A 250-year-old Brand

AMERICA AS A VISUAL IDENTITY

This year, America marks its 250th birthday. On July 4, 2026, the United States commemorates the 250th anniversary of the Declaration of Independence, a founding document from 1776 that symbolizes freedom, self-governance, and the nation’s break from British rule.

On this semiquincentennial milestone, we can reflect on the country’s past and present through another lens.

America as a brand.

Not in a commercial sense. Not as a campaign, product, or logo system. But as a visual identity that has carried meaning across generations. A brand, in its simplest form, is a name, design, symbol, or feature that creates recognition. By that definition, America has one of the most recognizable brand identities in the world.

Say “America,” “Fourth of July,” or “Made in the USA,” and certain images come to mind almost instantly: the flag, red, white, and blue, fireworks, a bald eagle, a baseball field, a backyard grill, a small-town parade, a label on a product, and a porch with a flag moving in the wind.

Those visuals do what strong brand visuals are supposed to do. They create recognition. They carry emotion. They remind people of something bigger than the image itself.

American branding symbols

THE FLAG AS A BRAND SYSTEM

The most visible part of America’s brand identity is the flag, first adopted in 1777. Its design is simple, but it holds a lot of meaning. The original flag had 13 stars representing the first 13 colonies. Today’s flag features 50 white stars representing the 50 states and 13 stripes for the original colonies.

While the original flag design did not assign formal meaning to the colors, common interpretations associate white with purity and innocence, red with valor and bravery, and blue with vigilance, perseverance, and justice.

That is a strong visual system. Three colors. A consistent pattern. A symbol that can be recognized from a distance, reproduced in countless formats, and understood across languages.

For businesses, there is a lesson in that simplicity. The strongest visual identities are not always the most complicated. They are the ones people can recognize quickly, remember easily, and connect to something meaningful.

THE BALD EAGLE AS A SYMBOL

The bald eagle became part of the Great Seal of the United States in 1782, where it was used to represent strength, unity, and independence. In the eagle’s talons are an olive branch and arrows, symbols of peace and defense. For nearly 250 years, the eagle has appeared on official documents, currency, government buildings, military insignia, and other symbols of national identity. Only in December 2024 was it officially designated as the national bird of the United States under federal law.

From a design perspective, the eagle works because it is both literal and emotional. It is strong. It is native to North America. It has scale, movement, and presence. It communicates independence and freedom without needing explanation.

That is what good symbolism does. It gives people something to recognize and rally behind.

THE PEOPLE NATURALLY BECOME PART OF THE BRAND

Of course, America’s brand is not limited to official symbols. It also lives in culture and experiences.

For some people, the Fourth of July looks like hot dogs, hamburgers, watermelon, sparklers, and folding chairs in the grass.
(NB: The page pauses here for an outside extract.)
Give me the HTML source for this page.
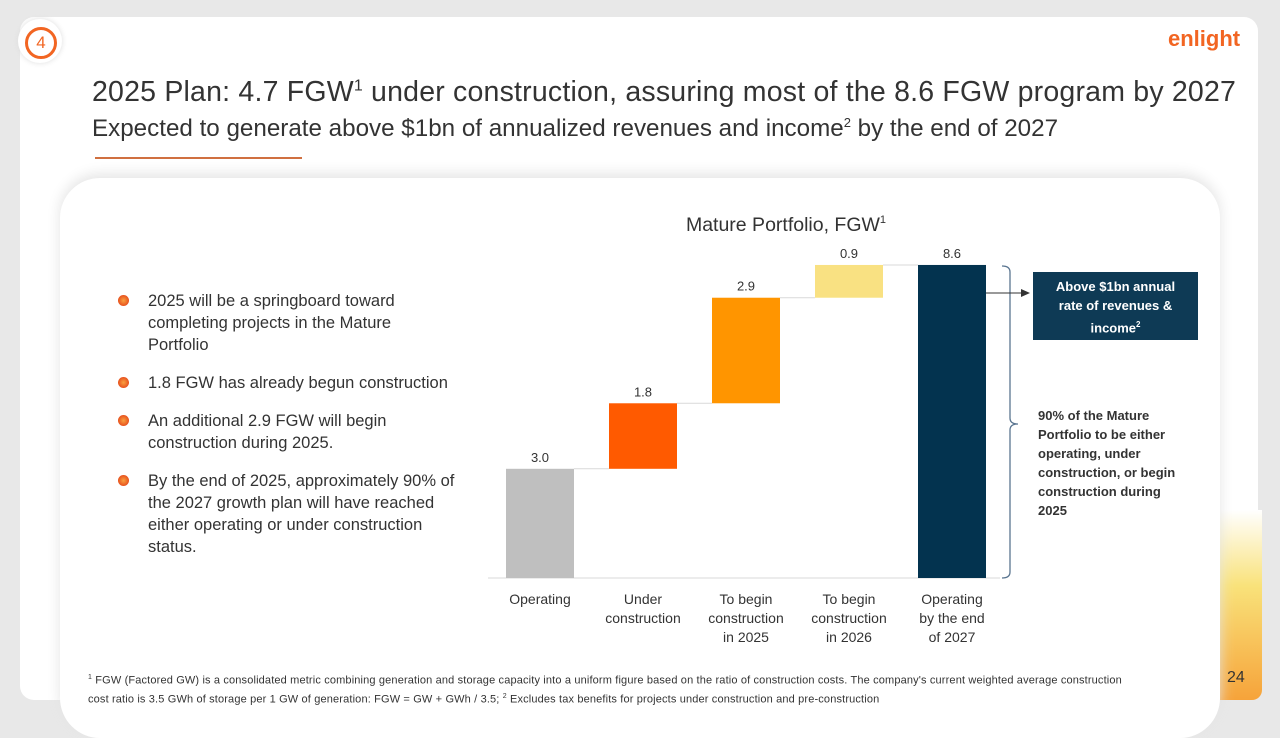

For others, it is baseball, beach days, lake weekends, community concerts, or watching fireworks from a driveway. These are not official brand assets, but they have become part of the larger visual language.

They create a shared feeling.

America has grown from an estimated 2.5 million people across the 13 colonies in 1776 to more than 341 million people today. That kind of growth brings different perspectives, different traditions, and different lived experiences. But strong brands do not require every person to experience them the same way. They need enough shared meaning for people to recognize themselves in the larger story.

That is where the American brand still has power.

No matter where someone stands politically, the core visuals of America continue to point to ideas that are larger than a headline or a moment in time — Freedom, Opportunity, Pride, Service, and Community. 

WHAT NATION BRANDING TEACHES US

Viewed through the lens of nation branding, those shared visuals do more than create recognition. They shape perception.

A strong nation brand can influence tourism, trade, exports, investment, talent attraction, cultural influence, and international relationships. Countries are often recognized not only for what they produce, but for the meaning attached to those products.

That meaning is built over time. It comes from symbols, stories, products, places, people, traditions, and experiences. It is not just what a country says about itself. It is what others believe, remember, admire, question, or associate with it over time.

For businesses, there is a lesson here. A brand is not just how something looks. It is how the visuals, language, symbols, and culture work together over time. A color palette can become a memory. A symbol can embody a feeling. A repeated experience can become trust.

America’s 250th birthday is a reminder that brands are built through consistency, meaning, and emotion. The strongest ones do not just identify who they are. They give people something to recognize, remember, and stand behind.

And after 250 years, the symbols of freedom still do exactly that.